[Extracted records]
# # #

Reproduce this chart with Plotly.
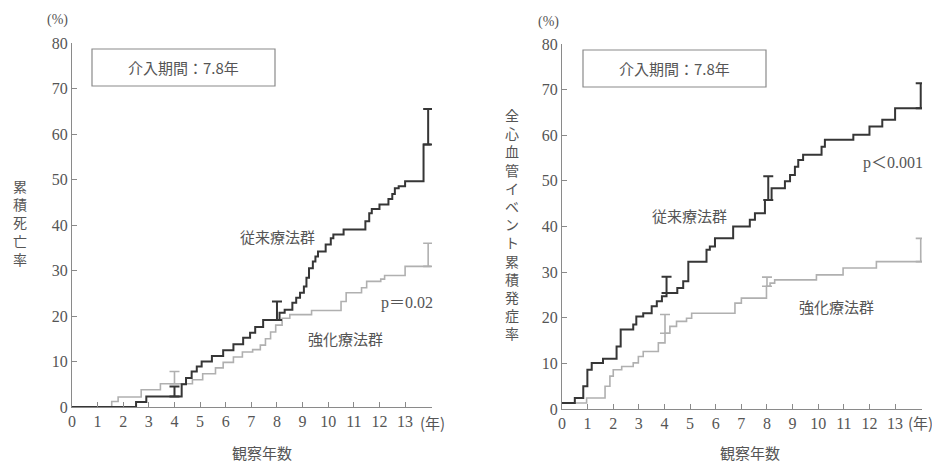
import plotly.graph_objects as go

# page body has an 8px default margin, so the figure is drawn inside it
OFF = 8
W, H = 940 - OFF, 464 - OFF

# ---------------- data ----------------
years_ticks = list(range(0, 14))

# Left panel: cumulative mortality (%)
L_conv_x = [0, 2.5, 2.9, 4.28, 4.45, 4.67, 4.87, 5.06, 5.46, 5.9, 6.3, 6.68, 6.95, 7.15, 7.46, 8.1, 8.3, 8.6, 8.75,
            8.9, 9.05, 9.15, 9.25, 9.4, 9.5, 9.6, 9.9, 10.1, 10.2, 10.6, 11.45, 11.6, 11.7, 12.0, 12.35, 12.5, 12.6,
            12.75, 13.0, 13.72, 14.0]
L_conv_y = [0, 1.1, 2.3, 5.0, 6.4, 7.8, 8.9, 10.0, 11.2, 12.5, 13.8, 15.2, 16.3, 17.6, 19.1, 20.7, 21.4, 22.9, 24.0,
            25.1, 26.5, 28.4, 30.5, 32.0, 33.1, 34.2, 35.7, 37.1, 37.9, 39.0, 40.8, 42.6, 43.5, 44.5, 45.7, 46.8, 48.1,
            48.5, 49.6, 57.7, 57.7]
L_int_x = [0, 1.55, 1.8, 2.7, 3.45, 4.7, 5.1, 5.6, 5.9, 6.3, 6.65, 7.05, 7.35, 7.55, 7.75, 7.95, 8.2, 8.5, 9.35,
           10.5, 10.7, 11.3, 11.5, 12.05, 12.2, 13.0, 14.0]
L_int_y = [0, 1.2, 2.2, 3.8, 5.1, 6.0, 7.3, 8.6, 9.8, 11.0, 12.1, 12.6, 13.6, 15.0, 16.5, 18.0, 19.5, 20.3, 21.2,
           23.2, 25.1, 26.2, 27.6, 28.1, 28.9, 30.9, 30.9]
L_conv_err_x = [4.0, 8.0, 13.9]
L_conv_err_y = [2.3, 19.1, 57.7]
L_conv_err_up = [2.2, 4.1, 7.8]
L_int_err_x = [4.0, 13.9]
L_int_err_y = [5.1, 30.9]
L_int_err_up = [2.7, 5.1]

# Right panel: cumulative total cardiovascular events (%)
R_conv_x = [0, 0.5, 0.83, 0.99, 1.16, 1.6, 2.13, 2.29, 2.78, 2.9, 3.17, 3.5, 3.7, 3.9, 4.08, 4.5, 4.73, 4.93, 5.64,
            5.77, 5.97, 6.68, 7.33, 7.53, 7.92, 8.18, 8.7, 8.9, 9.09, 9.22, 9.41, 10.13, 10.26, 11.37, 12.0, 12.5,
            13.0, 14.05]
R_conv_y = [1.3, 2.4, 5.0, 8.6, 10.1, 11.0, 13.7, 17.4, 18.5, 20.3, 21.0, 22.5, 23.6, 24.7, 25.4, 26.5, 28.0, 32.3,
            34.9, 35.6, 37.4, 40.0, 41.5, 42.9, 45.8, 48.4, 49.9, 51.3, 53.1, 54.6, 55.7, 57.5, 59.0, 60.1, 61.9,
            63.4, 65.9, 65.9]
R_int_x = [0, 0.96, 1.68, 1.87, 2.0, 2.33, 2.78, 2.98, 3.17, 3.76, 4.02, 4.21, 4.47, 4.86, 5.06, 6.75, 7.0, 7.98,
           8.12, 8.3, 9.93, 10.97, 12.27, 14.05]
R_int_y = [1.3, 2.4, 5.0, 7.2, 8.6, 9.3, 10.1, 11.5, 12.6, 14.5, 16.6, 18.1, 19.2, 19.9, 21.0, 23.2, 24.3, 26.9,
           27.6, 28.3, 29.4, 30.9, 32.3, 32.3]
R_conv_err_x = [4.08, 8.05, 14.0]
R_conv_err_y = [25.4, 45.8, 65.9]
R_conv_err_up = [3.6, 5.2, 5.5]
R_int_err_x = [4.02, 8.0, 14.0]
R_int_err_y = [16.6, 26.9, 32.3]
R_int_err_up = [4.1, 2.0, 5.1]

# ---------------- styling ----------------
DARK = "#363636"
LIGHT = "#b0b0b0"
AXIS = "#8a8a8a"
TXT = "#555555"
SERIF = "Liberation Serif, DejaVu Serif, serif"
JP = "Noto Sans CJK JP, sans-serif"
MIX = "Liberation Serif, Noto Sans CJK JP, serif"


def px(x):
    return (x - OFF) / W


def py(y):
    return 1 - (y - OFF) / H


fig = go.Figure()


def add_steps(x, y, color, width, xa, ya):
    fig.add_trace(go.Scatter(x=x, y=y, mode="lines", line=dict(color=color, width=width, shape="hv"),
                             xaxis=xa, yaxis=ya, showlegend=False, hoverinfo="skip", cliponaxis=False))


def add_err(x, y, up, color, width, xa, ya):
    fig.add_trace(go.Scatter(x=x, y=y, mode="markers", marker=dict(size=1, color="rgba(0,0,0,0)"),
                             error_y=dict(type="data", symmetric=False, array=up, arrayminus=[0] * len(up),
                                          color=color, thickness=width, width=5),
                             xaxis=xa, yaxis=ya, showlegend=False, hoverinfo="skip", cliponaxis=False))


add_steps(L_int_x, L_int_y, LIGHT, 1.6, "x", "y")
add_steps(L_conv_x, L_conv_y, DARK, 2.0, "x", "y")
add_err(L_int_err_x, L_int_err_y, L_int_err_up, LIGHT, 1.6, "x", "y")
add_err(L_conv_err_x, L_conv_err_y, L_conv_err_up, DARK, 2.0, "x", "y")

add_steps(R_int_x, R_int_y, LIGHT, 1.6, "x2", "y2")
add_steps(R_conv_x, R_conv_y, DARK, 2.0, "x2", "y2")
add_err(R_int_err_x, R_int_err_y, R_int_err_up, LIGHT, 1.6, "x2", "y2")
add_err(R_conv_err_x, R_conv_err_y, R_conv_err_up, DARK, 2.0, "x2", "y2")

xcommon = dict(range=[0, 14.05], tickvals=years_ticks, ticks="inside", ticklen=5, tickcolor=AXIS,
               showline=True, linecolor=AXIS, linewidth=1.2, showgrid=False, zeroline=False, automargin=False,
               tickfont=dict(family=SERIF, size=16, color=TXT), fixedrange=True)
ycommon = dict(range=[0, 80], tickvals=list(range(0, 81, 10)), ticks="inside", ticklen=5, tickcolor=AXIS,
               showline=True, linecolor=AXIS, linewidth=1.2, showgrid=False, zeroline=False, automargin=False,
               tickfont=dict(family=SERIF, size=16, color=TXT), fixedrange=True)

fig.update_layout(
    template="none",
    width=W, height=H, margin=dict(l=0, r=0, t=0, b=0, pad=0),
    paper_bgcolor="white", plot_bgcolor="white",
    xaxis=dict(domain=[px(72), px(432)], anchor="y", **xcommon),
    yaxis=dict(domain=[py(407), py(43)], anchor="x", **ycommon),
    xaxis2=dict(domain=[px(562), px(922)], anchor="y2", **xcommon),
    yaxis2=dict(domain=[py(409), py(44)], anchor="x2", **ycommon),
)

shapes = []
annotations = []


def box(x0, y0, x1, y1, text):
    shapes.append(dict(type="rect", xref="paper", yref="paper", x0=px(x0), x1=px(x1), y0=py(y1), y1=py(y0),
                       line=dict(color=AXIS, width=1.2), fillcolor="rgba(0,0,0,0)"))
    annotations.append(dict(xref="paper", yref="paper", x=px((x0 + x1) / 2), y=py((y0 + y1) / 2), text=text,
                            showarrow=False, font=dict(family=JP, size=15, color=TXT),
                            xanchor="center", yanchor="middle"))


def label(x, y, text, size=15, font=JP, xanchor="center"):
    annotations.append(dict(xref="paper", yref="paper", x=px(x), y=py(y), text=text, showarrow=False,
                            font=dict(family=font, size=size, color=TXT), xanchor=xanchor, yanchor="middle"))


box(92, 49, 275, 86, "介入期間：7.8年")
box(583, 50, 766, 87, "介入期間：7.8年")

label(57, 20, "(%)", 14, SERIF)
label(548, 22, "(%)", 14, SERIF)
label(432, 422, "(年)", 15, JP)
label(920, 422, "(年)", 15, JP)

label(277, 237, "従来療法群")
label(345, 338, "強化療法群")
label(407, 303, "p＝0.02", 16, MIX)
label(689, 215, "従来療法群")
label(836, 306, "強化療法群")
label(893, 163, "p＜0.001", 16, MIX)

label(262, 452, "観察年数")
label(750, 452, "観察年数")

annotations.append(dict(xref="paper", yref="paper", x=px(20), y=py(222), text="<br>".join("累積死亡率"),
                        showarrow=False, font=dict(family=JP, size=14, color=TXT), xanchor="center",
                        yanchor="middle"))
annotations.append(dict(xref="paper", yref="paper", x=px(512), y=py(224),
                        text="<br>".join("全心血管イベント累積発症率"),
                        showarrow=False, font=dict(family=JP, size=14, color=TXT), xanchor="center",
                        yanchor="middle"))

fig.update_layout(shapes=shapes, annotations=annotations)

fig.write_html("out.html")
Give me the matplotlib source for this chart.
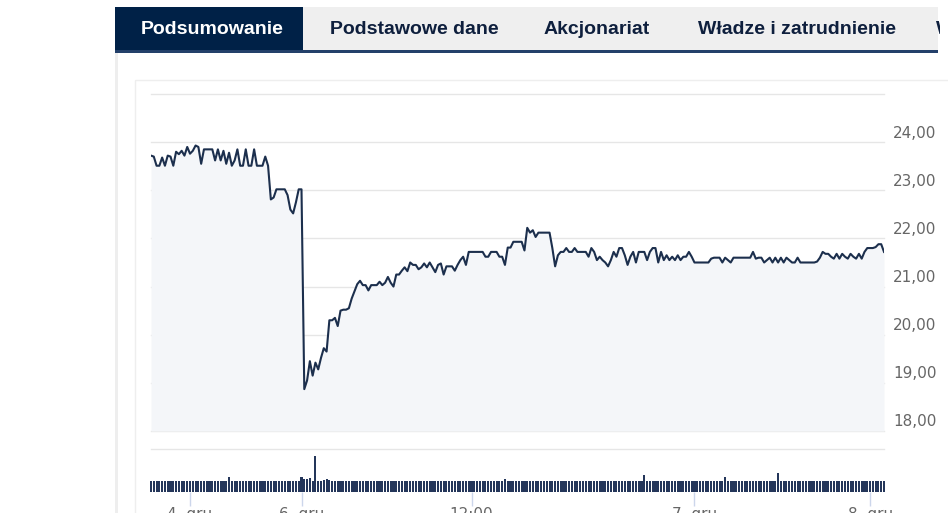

# # #

> What you need to do:
Return nothing but the lines running from the start of the data to the line with "years_ticks = list(range(0, 14))", please, both ends included and no pictures.

> Exercise solution:
Reproduce this chart with Plotly.
import plotly.graph_objects as go

# page body has an 8px default margin, so the figure is drawn inside it
OFF = 8
W, H = 940 - OFF, 464 - OFF

# ---------------- data ----------------
years_ticks = list(range(0, 14))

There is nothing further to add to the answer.